## [TASK DESCRIPTION]
Your job is to retype all of the data word for word, leaving every image out.

## [RECORDS SHOWN]
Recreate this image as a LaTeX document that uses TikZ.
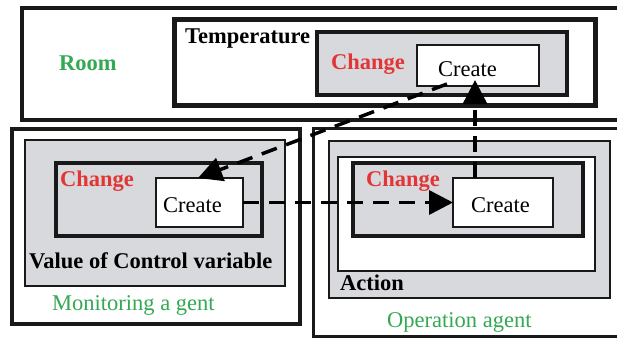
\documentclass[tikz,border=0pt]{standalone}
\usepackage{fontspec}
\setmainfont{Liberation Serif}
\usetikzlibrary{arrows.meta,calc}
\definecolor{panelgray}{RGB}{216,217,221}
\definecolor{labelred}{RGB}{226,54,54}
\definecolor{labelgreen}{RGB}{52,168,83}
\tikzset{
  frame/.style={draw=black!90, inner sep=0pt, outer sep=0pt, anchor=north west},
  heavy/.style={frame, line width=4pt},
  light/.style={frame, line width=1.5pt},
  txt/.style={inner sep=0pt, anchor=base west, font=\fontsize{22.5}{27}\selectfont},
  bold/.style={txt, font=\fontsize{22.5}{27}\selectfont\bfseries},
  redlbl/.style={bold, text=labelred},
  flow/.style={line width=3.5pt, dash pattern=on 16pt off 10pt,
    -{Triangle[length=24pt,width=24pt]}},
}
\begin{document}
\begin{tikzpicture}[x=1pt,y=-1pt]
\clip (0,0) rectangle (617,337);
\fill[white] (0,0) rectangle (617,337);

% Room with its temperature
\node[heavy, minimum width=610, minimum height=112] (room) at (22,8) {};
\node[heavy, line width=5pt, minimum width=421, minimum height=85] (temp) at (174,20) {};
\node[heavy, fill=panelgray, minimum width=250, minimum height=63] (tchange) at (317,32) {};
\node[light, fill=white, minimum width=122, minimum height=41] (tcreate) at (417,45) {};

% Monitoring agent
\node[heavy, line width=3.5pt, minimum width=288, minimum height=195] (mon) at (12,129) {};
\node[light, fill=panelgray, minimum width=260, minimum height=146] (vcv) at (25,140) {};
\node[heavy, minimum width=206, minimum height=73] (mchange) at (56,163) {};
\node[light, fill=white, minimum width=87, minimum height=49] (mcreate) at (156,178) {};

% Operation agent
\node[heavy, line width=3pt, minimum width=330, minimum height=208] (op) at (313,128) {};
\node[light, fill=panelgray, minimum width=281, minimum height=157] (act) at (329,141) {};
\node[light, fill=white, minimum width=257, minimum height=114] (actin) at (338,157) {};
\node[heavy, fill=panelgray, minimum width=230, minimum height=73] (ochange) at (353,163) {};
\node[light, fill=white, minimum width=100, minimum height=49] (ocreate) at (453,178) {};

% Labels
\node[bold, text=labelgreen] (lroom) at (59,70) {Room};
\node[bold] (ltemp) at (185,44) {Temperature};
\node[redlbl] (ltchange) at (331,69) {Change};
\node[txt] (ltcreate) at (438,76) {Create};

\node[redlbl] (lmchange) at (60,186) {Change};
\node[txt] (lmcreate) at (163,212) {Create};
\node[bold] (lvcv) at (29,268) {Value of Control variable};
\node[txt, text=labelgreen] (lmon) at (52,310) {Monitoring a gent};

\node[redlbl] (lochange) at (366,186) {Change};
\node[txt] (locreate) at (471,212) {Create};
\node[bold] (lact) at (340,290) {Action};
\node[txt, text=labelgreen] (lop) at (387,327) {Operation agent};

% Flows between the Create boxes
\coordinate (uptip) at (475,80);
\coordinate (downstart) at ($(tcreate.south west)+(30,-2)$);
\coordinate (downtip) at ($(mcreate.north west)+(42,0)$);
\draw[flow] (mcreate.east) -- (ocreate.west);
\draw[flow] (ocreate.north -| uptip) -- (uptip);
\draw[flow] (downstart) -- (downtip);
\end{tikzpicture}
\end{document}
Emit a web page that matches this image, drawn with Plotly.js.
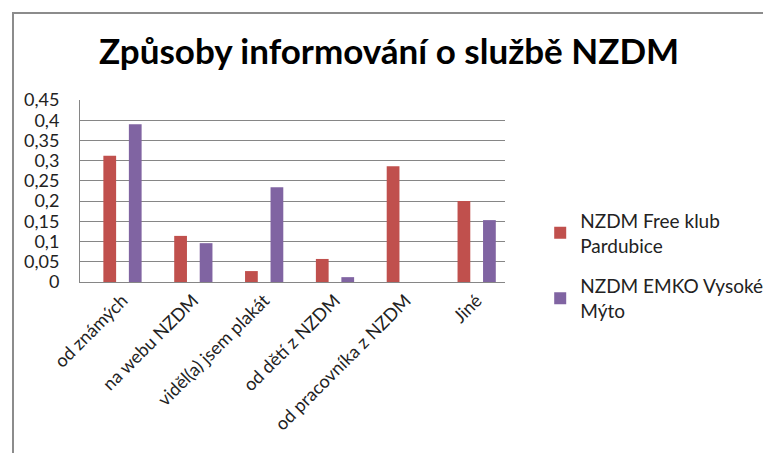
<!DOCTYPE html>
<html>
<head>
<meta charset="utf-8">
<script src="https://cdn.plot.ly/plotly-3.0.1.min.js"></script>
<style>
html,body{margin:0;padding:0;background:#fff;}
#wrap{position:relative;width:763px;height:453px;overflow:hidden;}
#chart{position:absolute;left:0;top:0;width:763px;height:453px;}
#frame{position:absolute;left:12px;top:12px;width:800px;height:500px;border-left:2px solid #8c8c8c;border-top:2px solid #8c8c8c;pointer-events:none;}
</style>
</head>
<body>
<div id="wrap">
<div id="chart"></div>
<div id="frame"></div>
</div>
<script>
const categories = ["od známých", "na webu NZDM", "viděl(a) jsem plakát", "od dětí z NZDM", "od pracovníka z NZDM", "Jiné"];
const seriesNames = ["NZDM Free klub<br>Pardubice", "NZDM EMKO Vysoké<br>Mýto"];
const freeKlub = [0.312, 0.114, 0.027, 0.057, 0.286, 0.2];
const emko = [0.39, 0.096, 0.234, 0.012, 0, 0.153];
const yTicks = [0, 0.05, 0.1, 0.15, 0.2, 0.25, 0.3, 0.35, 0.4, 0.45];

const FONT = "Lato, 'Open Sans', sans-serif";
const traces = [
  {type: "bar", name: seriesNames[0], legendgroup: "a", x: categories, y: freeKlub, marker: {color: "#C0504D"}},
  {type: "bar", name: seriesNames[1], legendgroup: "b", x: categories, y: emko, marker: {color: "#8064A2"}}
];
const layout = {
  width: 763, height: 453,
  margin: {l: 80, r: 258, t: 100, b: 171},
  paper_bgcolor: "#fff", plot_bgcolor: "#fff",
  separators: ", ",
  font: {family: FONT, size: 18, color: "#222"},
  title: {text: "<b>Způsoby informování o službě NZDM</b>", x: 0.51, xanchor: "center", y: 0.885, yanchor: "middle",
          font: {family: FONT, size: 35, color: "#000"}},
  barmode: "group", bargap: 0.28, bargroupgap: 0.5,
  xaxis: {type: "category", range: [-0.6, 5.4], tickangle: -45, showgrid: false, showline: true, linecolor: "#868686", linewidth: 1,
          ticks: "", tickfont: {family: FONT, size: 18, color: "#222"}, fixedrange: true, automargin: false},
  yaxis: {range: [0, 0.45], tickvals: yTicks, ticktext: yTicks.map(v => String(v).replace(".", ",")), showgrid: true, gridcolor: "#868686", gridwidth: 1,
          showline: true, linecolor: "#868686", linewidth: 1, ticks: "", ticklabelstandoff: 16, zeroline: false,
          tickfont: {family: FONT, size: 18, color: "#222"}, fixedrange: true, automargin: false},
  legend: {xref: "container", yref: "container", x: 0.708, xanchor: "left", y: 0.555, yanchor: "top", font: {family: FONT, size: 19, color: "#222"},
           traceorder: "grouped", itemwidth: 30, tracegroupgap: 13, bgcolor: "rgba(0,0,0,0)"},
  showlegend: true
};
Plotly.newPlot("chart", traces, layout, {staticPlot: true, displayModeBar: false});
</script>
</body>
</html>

## [FINISHED TASK]
Recreate this image as a LaTeX document that uses TikZ.
\documentclass[tikz,border=0pt]{standalone}
\usepackage{fontspec}
\setmainfont{Liberation Serif}
\usetikzlibrary{arrows.meta,calc}
\definecolor{panelgray}{RGB}{216,217,221}
\definecolor{labelred}{RGB}{226,54,54}
\definecolor{labelgreen}{RGB}{52,168,83}
\tikzset{
  frame/.style={draw=black!90, inner sep=0pt, outer sep=0pt, anchor=north west},
  heavy/.style={frame, line width=4pt},
  light/.style={frame, line width=1.5pt},
  txt/.style={inner sep=0pt, anchor=base west, font=\fontsize{22.5}{27}\selectfont},
  bold/.style={txt, font=\fontsize{22.5}{27}\selectfont\bfseries},
  redlbl/.style={bold, text=labelred},
  flow/.style={line width=3.5pt, dash pattern=on 16pt off 10pt,
    -{Triangle[length=24pt,width=24pt]}},
}
\begin{document}
\begin{tikzpicture}[x=1pt,y=-1pt]
\clip (0,0) rectangle (617,337);
\fill[white] (0,0) rectangle (617,337);

% Room with its temperature
\node[heavy, minimum width=610, minimum height=112] (room) at (22,8) {};
\node[heavy, line width=5pt, minimum width=421, minimum height=85] (temp) at (174,20) {};
\node[heavy, fill=panelgray, minimum width=250, minimum height=63] (tchange) at (317,32) {};
\node[light, fill=white, minimum width=122, minimum height=41] (tcreate) at (417,45) {};

% Monitoring agent
\node[heavy, line width=3.5pt, minimum width=288, minimum height=195] (mon) at (12,129) {};
\node[light, fill=panelgray, minimum width=260, minimum height=146] (vcv) at (25,140) {};
\node[heavy, minimum width=206, minimum height=73] (mchange) at (56,163) {};
\node[light, fill=white, minimum width=87, minimum height=49] (mcreate) at (156,178) {};

% Operation agent
\node[heavy, line width=3pt, minimum width=330, minimum height=208] (op) at (313,128) {};
\node[light, fill=panelgray, minimum width=281, minimum height=157] (act) at (329,141) {};
\node[light, fill=white, minimum width=257, minimum height=114] (actin) at (338,157) {};
\node[heavy, fill=panelgray, minimum width=230, minimum height=73] (ochange) at (353,163) {};
\node[light, fill=white, minimum width=100, minimum height=49] (ocreate) at (453,178) {};

% Labels
\node[bold, text=labelgreen] (lroom) at (59,70) {Room};
\node[bold] (ltemp) at (185,44) {Temperature};
\node[redlbl] (ltchange) at (331,69) {Change};
\node[txt] (ltcreate) at (438,76) {Create};

\node[redlbl] (lmchange) at (60,186) {Change};
\node[txt] (lmcreate) at (163,212) {Create};
\node[bold] (lvcv) at (29,268) {Value of Control variable};
\node[txt, text=labelgreen] (lmon) at (52,310) {Monitoring a gent};

\node[redlbl] (lochange) at (366,186) {Change};
\node[txt] (locreate) at (471,212) {Create};
\node[bold] (lact) at (340,290) {Action};
\node[txt, text=labelgreen] (lop) at (387,327) {Operation agent};

% Flows between the Create boxes
\coordinate (uptip) at (475,80);
\coordinate (downstart) at ($(tcreate.south west)+(30,-2)$);
\coordinate (downtip) at ($(mcreate.north west)+(42,0)$);
\draw[flow] (mcreate.east) -- (ocreate.west);
\draw[flow] (ocreate.north -| uptip) -- (uptip);
\draw[flow] (downstart) -- (downtip);
\end{tikzpicture}
\end{document}
Emit a web page that matches this image, drawn with Plotly.js.
<!DOCTYPE html>
<html>
<head>
<meta charset="utf-8">
<script src="https://cdn.plot.ly/plotly-3.0.1.min.js"></script>
<style>
html,body{margin:0;padding:0;background:#fff;}
#wrap{position:relative;width:763px;height:453px;overflow:hidden;}
#chart{position:absolute;left:0;top:0;width:763px;height:453px;}
#frame{position:absolute;left:12px;top:12px;width:800px;height:500px;border-left:2px solid #8c8c8c;border-top:2px solid #8c8c8c;pointer-events:none;}
</style>
</head>
<body>
<div id="wrap">
<div id="chart"></div>
<div id="frame"></div>
</div>
<script>
const categories = ["od známých", "na webu NZDM", "viděl(a) jsem plakát", "od dětí z NZDM", "od pracovníka z NZDM", "Jiné"];
const seriesNames = ["NZDM Free klub<br>Pardubice", "NZDM EMKO Vysoké<br>Mýto"];
const freeKlub = [0.312, 0.114, 0.027, 0.057, 0.286, 0.2];
const emko = [0.39, 0.096, 0.234, 0.012, 0, 0.153];
const yTicks = [0, 0.05, 0.1, 0.15, 0.2, 0.25, 0.3, 0.35, 0.4, 0.45];

const FONT = "Lato, 'Open Sans', sans-serif";
const traces = [
  {type: "bar", name: seriesNames[0], legendgroup: "a", x: categories, y: freeKlub, marker: {color: "#C0504D"}},
  {type: "bar", name: seriesNames[1], legendgroup: "b", x: categories, y: emko, marker: {color: "#8064A2"}}
];
const layout = {
  width: 763, height: 453,
  margin: {l: 80, r: 258, t: 100, b: 171},
  paper_bgcolor: "#fff", plot_bgcolor: "#fff",
  separators: ", ",
  font: {family: FONT, size: 18, color: "#222"},
  title: {text: "<b>Způsoby informování o službě NZDM</b>", x: 0.51, xanchor: "center", y: 0.885, yanchor: "middle",
          font: {family: FONT, size: 35, color: "#000"}},
  barmode: "group", bargap: 0.28, bargroupgap: 0.5,
  xaxis: {type: "category", range: [-0.6, 5.4], tickangle: -45, showgrid: false, showline: true, linecolor: "#868686", linewidth: 1,
          ticks: "", tickfont: {family: FONT, size: 18, color: "#222"}, fixedrange: true, automargin: false},
  yaxis: {range: [0, 0.45], tickvals: yTicks, ticktext: yTicks.map(v => String(v).replace(".", ",")), showgrid: true, gridcolor: "#868686", gridwidth: 1,
          showline: true, linecolor: "#868686", linewidth: 1, ticks: "", ticklabelstandoff: 16, zeroline: false,
          tickfont: {family: FONT, size: 18, color: "#222"}, fixedrange: true, automargin: false},
  legend: {xref: "container", yref: "container", x: 0.708, xanchor: "left", y: 0.555, yanchor: "top", font: {family: FONT, size: 19, color: "#222"},
           traceorder: "grouped", itemwidth: 30, tracegroupgap: 13, bgcolor: "rgba(0,0,0,0)"},
  showlegend: true
};
Plotly.newPlot("chart", traces, layout, {staticPlot: true, displayModeBar: false});
</script>
</body>
</html>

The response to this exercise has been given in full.